- [Short task]: Search the material for the word "this" and report each line where it turns up.
#### Data entries ####
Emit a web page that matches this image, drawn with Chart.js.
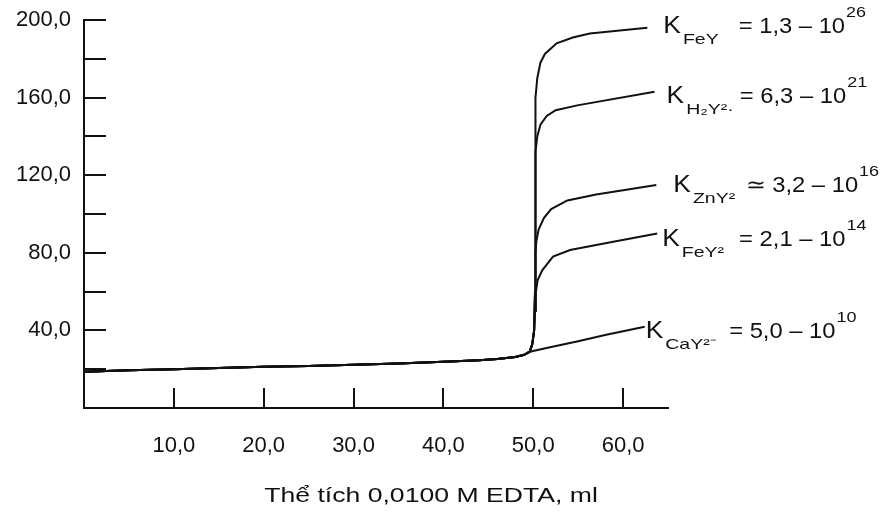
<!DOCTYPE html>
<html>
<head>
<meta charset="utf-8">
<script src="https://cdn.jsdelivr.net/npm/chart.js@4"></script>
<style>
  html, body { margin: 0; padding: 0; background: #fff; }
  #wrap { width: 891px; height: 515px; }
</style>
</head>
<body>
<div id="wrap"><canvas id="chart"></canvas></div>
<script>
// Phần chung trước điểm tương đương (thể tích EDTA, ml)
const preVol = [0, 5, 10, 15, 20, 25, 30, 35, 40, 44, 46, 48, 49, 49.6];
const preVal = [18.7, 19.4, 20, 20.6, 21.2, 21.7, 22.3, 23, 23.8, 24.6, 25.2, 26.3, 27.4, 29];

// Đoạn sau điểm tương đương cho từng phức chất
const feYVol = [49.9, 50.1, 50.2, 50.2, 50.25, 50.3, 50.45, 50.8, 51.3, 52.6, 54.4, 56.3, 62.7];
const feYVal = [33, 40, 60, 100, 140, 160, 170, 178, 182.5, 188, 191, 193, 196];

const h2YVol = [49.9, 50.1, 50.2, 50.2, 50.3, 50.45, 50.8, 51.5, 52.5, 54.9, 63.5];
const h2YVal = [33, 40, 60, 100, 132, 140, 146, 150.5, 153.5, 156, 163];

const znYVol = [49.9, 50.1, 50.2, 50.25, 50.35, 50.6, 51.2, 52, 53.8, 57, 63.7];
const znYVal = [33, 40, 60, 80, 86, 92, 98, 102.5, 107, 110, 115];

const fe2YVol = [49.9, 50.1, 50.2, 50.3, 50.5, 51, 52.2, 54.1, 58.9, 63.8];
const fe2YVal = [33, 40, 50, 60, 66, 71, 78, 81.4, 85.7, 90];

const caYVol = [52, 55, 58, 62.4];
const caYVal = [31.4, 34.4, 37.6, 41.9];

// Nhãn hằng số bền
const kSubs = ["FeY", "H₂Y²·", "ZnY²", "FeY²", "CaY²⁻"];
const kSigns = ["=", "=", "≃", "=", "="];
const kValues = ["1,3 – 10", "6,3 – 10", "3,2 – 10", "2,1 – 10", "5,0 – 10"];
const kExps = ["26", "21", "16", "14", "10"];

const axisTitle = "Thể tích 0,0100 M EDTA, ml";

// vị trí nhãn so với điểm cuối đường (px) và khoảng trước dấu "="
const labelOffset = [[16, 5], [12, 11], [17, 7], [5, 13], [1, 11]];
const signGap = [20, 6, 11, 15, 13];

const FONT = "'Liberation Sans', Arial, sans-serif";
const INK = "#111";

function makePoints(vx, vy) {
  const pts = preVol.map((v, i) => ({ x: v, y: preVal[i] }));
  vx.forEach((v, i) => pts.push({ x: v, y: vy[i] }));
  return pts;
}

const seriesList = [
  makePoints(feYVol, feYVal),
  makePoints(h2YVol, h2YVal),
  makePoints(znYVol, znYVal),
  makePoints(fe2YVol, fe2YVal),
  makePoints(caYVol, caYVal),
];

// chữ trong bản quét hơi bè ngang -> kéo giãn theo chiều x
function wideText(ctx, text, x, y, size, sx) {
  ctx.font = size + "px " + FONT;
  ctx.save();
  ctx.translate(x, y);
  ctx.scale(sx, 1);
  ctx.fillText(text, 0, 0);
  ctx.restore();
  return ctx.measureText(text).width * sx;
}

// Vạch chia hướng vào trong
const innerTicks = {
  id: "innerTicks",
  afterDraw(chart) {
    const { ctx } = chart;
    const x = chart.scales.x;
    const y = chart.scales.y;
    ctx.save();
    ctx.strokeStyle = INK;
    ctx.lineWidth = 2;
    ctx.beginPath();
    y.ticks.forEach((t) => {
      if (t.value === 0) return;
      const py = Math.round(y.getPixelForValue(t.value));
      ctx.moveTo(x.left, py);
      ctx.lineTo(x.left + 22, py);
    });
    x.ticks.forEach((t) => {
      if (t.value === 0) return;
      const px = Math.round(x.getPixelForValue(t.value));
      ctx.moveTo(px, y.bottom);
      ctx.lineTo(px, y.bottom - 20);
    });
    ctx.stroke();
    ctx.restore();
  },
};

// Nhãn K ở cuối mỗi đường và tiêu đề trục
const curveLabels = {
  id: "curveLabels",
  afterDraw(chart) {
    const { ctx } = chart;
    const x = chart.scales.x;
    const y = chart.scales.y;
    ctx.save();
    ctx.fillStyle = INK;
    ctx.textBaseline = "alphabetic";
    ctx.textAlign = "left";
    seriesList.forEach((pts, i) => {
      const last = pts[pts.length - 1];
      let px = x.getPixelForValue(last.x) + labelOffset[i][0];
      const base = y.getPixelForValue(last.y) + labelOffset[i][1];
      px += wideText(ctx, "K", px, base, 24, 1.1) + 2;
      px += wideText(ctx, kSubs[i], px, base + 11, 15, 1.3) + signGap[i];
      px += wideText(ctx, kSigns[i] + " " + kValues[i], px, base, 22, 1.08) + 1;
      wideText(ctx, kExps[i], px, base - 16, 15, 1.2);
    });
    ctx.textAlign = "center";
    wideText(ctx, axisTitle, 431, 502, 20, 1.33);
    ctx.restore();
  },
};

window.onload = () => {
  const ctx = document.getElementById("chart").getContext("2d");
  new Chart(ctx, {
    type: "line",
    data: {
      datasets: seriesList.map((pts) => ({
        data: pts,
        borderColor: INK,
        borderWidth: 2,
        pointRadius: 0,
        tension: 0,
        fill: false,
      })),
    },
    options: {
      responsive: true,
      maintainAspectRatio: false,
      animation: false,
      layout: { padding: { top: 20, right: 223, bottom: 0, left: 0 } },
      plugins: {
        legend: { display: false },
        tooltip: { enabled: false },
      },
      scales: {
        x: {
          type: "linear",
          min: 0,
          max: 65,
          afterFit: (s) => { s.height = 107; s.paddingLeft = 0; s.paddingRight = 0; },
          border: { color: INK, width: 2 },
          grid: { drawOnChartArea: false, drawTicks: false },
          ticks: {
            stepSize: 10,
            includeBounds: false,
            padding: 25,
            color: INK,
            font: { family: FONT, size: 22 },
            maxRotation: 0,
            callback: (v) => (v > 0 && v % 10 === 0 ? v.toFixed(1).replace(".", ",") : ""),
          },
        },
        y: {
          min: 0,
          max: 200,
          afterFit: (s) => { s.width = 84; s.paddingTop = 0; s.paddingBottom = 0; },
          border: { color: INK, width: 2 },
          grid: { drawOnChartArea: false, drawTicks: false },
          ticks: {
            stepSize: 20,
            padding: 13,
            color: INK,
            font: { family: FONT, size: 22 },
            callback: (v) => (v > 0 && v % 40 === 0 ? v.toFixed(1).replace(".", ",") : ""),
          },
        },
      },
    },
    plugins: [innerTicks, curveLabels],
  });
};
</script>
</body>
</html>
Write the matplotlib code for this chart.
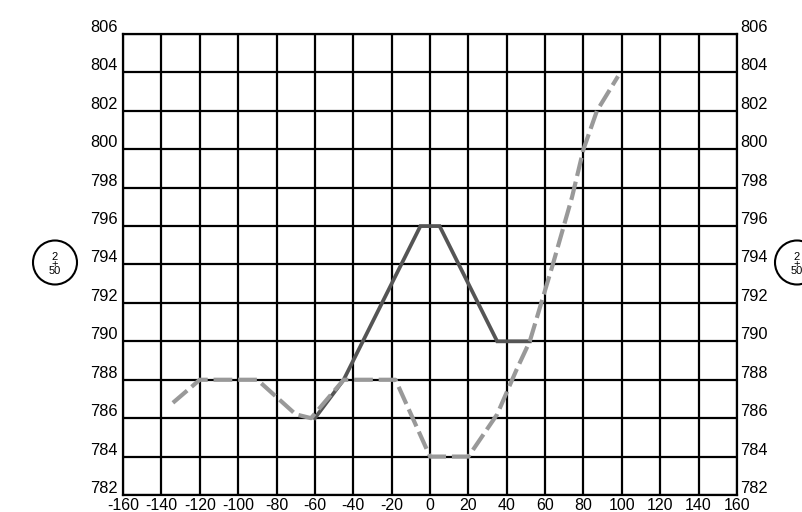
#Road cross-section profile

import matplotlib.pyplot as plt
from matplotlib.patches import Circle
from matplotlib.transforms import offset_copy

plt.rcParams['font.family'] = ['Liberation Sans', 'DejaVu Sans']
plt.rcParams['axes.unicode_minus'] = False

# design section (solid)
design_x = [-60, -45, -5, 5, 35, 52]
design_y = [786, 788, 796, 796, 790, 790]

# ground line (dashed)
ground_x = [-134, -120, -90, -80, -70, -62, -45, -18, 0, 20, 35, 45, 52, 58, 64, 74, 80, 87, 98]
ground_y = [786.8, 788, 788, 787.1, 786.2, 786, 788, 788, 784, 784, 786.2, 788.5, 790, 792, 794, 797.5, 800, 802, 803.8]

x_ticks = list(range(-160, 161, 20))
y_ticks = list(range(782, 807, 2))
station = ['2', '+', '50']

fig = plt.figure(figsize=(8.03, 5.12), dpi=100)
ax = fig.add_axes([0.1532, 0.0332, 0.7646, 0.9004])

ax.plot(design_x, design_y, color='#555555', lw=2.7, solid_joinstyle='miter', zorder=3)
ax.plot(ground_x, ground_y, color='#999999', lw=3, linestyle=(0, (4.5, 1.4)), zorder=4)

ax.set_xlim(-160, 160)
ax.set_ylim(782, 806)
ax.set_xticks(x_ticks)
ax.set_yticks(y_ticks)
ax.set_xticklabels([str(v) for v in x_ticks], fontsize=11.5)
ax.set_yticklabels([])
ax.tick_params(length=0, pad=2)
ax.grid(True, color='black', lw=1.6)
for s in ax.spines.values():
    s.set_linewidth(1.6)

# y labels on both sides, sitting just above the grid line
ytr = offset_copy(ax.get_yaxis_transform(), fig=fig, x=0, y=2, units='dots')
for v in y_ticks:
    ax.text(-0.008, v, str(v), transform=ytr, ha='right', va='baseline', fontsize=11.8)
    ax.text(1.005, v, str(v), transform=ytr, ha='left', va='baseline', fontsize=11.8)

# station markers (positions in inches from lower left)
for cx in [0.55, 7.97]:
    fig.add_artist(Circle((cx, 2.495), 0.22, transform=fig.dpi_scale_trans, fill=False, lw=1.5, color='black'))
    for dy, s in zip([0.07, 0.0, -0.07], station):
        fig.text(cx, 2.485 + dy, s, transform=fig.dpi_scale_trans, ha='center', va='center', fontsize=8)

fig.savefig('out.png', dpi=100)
####
- [Output of the exercise]:
Emit a web page that matches this image, drawn with Chart.js.
Write the matplotlib code for this chart.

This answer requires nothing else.